A magnitude das obras, o gigantismo do maquinário empregado, o número de pessoas envolvidas no trabalho, estariam lado a lado com as transformações sociais, econômicas, políticas e culturais trazidas pelas obras do Porto e da Barra na cidade do Rio Grande. O impacto social foi de enorme proporções naquela cidade que cada vez mais se afirmava como principal pólo comercial do Rio Grande do Sul. Alguns fragmentos dessa realidade seriam muito bem demonstrados a partir dos registros fotográficos, como alguns dos seguintes arrolados junto ao Museu Histórico da Cidade do Rio Grande.
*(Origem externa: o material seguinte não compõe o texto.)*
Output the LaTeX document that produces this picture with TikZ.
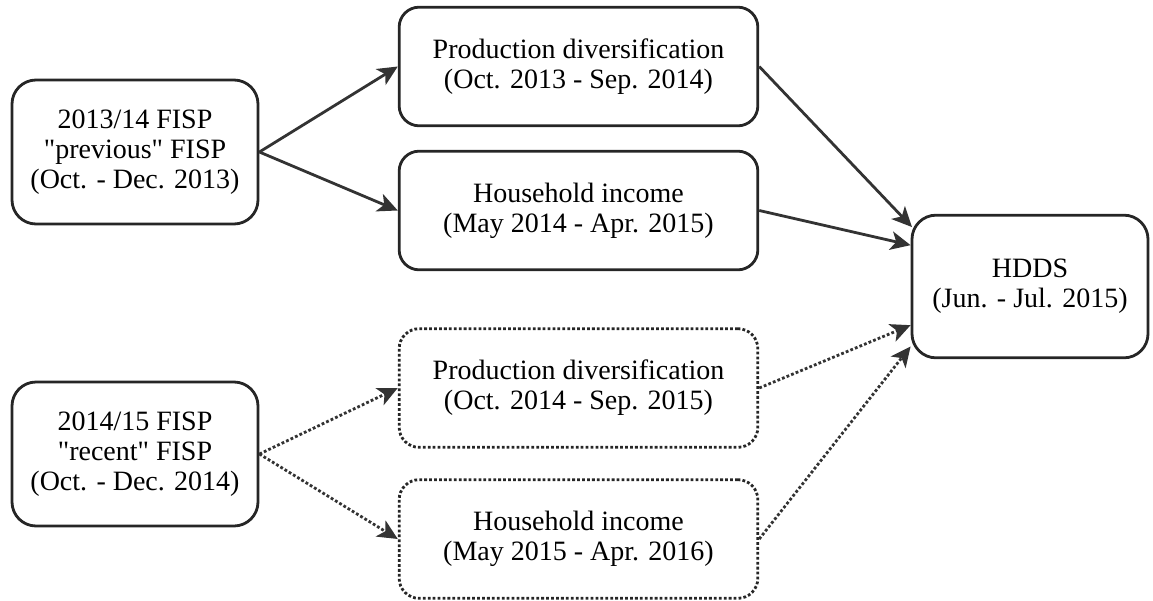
\documentclass[tikz,border=0pt]{standalone}
\usepackage{fontspec}
\setmainfont{Liberation Serif}
\usetikzlibrary{positioning, arrows.meta, calc}

\begin{document}
\begin{tikzpicture}[x=0.75pt, y=-0.75pt,
  % Node Styles
  fispnode/.style={rectangle, rounded corners=18pt, draw=black!85, line width=2.1pt, minimum width=184.5pt, minimum height=108pt, align=center, font=\fontsize{21}{22.5}\selectfont},
  pathnode/.style={rectangle, rounded corners=15pt, draw=black!85, line width=2.1pt, minimum width=269pt, minimum height=89pt, align=center, font=\fontsize{21}{22.5}\selectfont},
  dotnode/.style={pathnode, dash pattern=on 2.1pt off 1.6pt},
  hddsnode/.style={rectangle, rounded corners=18pt, draw=black!85, line width=2.1pt, minimum width=177pt, minimum height=107pt, align=center, font=\fontsize{21}{22.5}\selectfont},
  % Arrow Styles
  solidarrow/.style={-{Stealth[length=15pt, width=14pt, inset=4pt]}, line width=2.1pt, black!80},
  dotarrow/.style={solidarrow, dash pattern=on 2.1pt off 1.6pt}
]
\useasboundingbox (0,0) rectangle (1153,600);

\node[fispnode] (FISP13) at (135,152) {2013/14 FISP\\\textquotedbl previous\textquotedbl{} FISP\\(Oct. - Dec. 2013)};
\node[fispnode] (FISP14) at (135,454) {2014/15 FISP\\\textquotedbl recent\textquotedbl{} FISP\\(Oct. - Dec. 2014)};

\node[pathnode] (PD13) at (578.5,66.5) {Production diversification\\(Oct. 2013 - Sep. 2014)};
\node[pathnode] (HI14) at (578.5,210.5) {Household income\\(May 2014 - Apr. 2015)};
\node[dotnode] (PD14) at (578.5,388) {Production diversification\\(Oct. 2014 - Sep. 2015)};
\node[dotnode] (HI15) at (578.5,539) {Household income\\(May 2015 - Apr. 2016)};

\node[hddsnode] (HDDS) at (1030,286.5) {HDDS\\(Jun. - Jul. 2015)};

% previous FISP
\draw[solidarrow] (FISP13.east) -- (PD13.west);
\draw[solidarrow] (FISP13.east) -- (HI14.west);
\draw[solidarrow] (PD13.east) -- ([xshift=1pt, yshift=44.6pt]HDDS.west);
\draw[solidarrow] (HI14.east) -- ([yshift=31pt]HDDS.west);

% recent FISP
\draw[dotarrow] (FISP14.east) -- (PD14.west);
\draw[dotarrow] (FISP14.east) -- (HI15.west);
\draw[dotarrow] (PD14.east) -- ([yshift=-29pt]HDDS.west);
\draw[dotarrow] (HI15.east) -- ([yshift=-45pt]HDDS.west);

\end{tikzpicture}
\end{document}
Linhas férreas foram construídas para o deslocamento do material necessário às construções e enormes blocos de pedras foram transportados para elevar os molhes e o cais do Porto Novo. Materiais de construção das mais variadas origens foram trazidos para a cidade. Maquinário especializado em escala monumental como guindastes, transbordadores e os famosos "titãs" teriam deixado os cidadãos rio-grandinos boquiabertos diante de seus colossais tamanhos. Galpões e armazéns eram construídos a toda pressa e os mais variados tipos de embarcações cuidavam dos constantes serviços de dragagem.

Aqueles tempos foram de uma correria infernal, afinal era a época em que se passava a consolidar cada vez mais a certeza de que o ser humano tinha condições de vencer o meio ambiente, ou seja, o homem iria transpor a "Barra diabólica". Os prazos eram curtos, o mundo mergulhava na I Guerra Mundial e os capitais escasseavam, mas aquilo que era considerado com a "marcha para o progresso" não poderia parar e as obras foram concluídas.
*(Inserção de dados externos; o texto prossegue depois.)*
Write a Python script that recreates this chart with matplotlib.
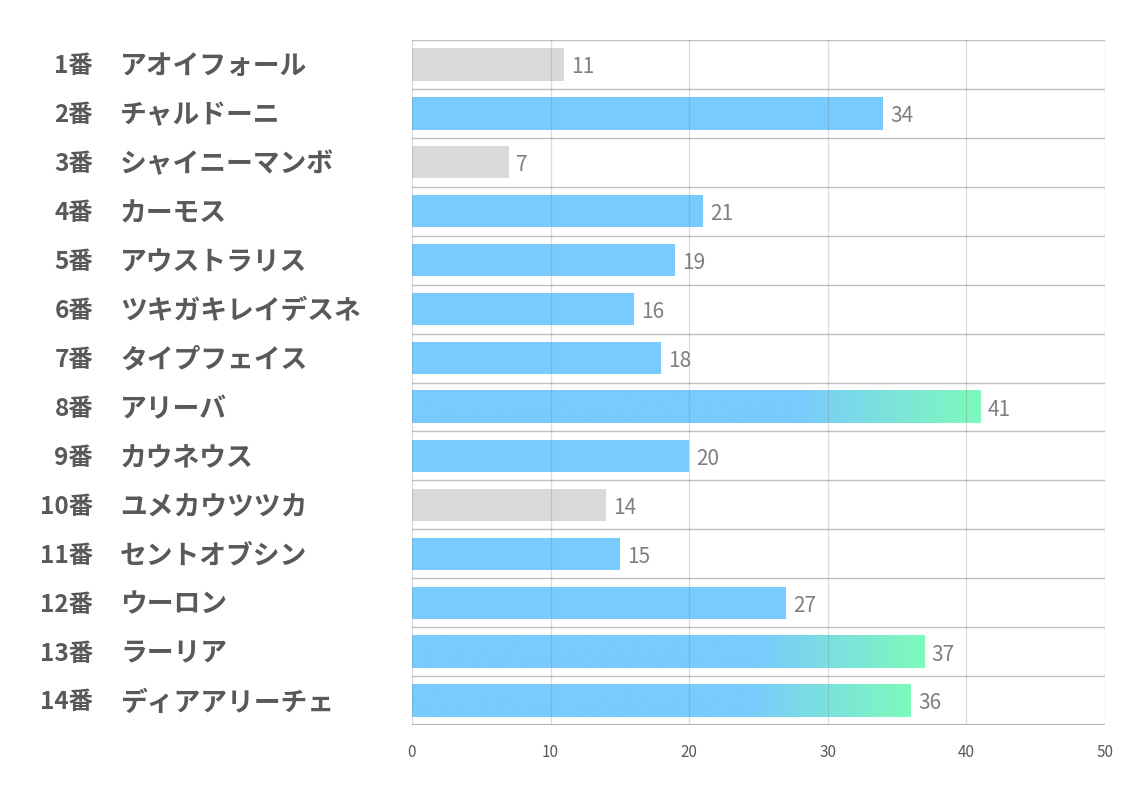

Mas essa velocidade da passagem dos acontecimentos teria ficado esquecida ou lembrada de forma incompleta no campo da memória coletiva, de modo que os registros fotográficos servem para recuperar ao menos em parte esses fragmentos de memória. As lembranças que poderiam escapar por entre os dedos dos cidadãos, com o passar dos anos, teriam na fotografia uma forma de testemunho incomparável. Esse introdutório estudo e levantamento de algumas das fotos sobre o Porto e a Barra do Rio Grande realizado junto ao acervo do Museu Histórico da Cidade do Rio Grande, tem por objetivo demonstrar a importância desse tipo de registro histórico, expressar a relevância da função social do Museu na preservação da memória coletiva e estimular a realização de novas pesquisas a respeito do tema.




[1] Para a realização desse trabalho foi fundamental o apoio da Coordenadora do Museu, Profa. Marisa Gonçalves Beal.

[2] ATA N. 323 de 9 de fevereiro de 1984 do Conselho Diretor da Fundação Cidade do Rio Grande.

[3] Termo de instalação do Museu da Cidade do Rio Grande – Prefeitura Municipal do Rio Grande, 19 de fevereiro de 1984.

[4] Termo de instalação do Museu da Cidade DO Rio Grande.